Ampere®Altra® based Microsoft Azure Dpsv5 VMs outperform their x86 VM counterparts. The performance results are normalized to Intel Xeon Icelake based D16sv5 VM. Ampere®Altra® D16psv5 VM has 37% better performance than Intel Xeon D16sv5 and 50% better than AMD Milan D16asv5.
Price-performance is an important consideration for a large-scale deployment in the cloud. Ampere®Altra® based Dpsv5 VMs offer 70% better price-performance than the corresponding x86 VMs used in the testing. In summary, Ampere®Altra® based VMs in Microsoft Azure offer better performance than the legacy x86 VMs at lower price for a typical NGINX configuration.
The Microsoft Azure Dpsv5 VMs powered by Ampere Altra processors are an excellent choice for cloud native workloads such as NGINX due to the compelling performance and price-performance value that they offer. For cloud application developers, transitioning NGINX applications from legacy x86 VMs to Ampere Altra VMs is seamless today due to the maturity of the aarch64 software ecosystem.
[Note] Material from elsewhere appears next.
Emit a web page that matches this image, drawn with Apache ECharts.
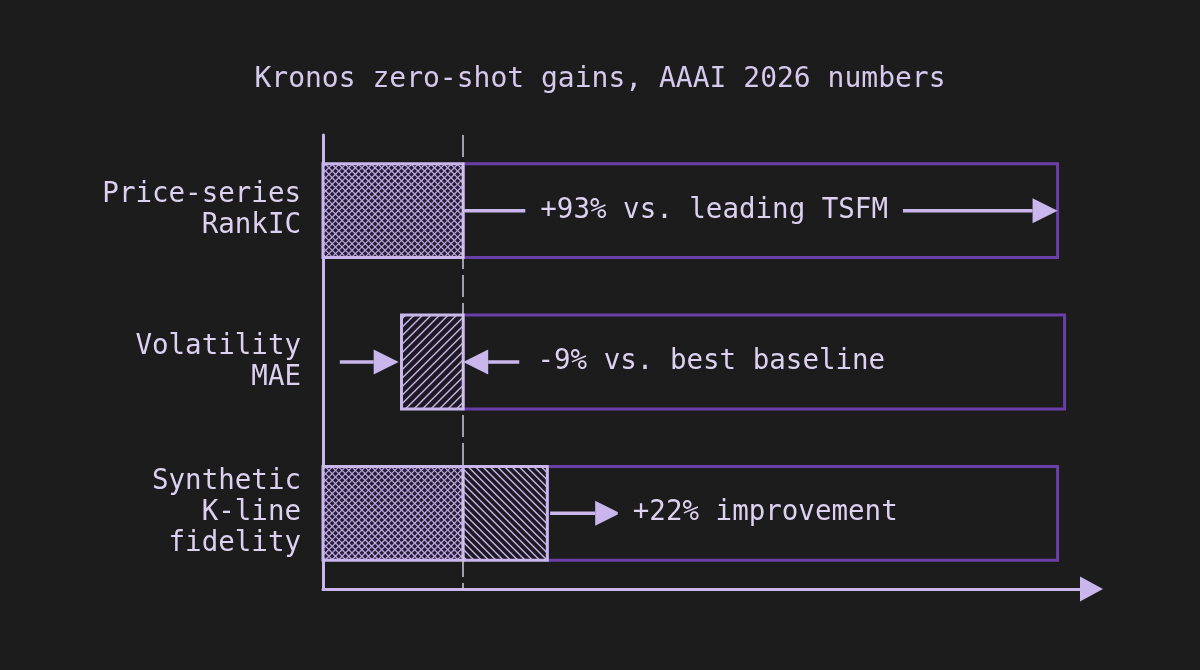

For more information about Azure virtual machines with Ampere Altra Arm-based processors, please visit the Azure-Ampere VMs general availability announcement for further details.
All data and information contained herein is for informational purposes only and Ampere reserves the right to change it without notice. This document may contain technical inaccuracies, omissions and typographical errors, and Ampere is under no obligation to update or correct this information. Ampere makes no representations or warranties of any kind, including but not limited to express or implied guarantees of noninfringement, merchantability, or fitness for a particular purpose, and assumes no liability of any kind. All information is provided “AS IS.” This document is not an offer or a binding commitment by Ampere. Use of the products contemplated herein requires the subsequent negotiation and execution of a definitive agreement or is subject to Ampere’s Terms and Conditions for the Sale of Goods.
System configurations, components, software versions, and testing environments that differ from those used in Ampere’s tests may result in different measurements than those obtained by Ampere.
Price performance was calculated using Microsoft's Virtual Machines Pricing, in September of 2022. Refer to individual tests for more information.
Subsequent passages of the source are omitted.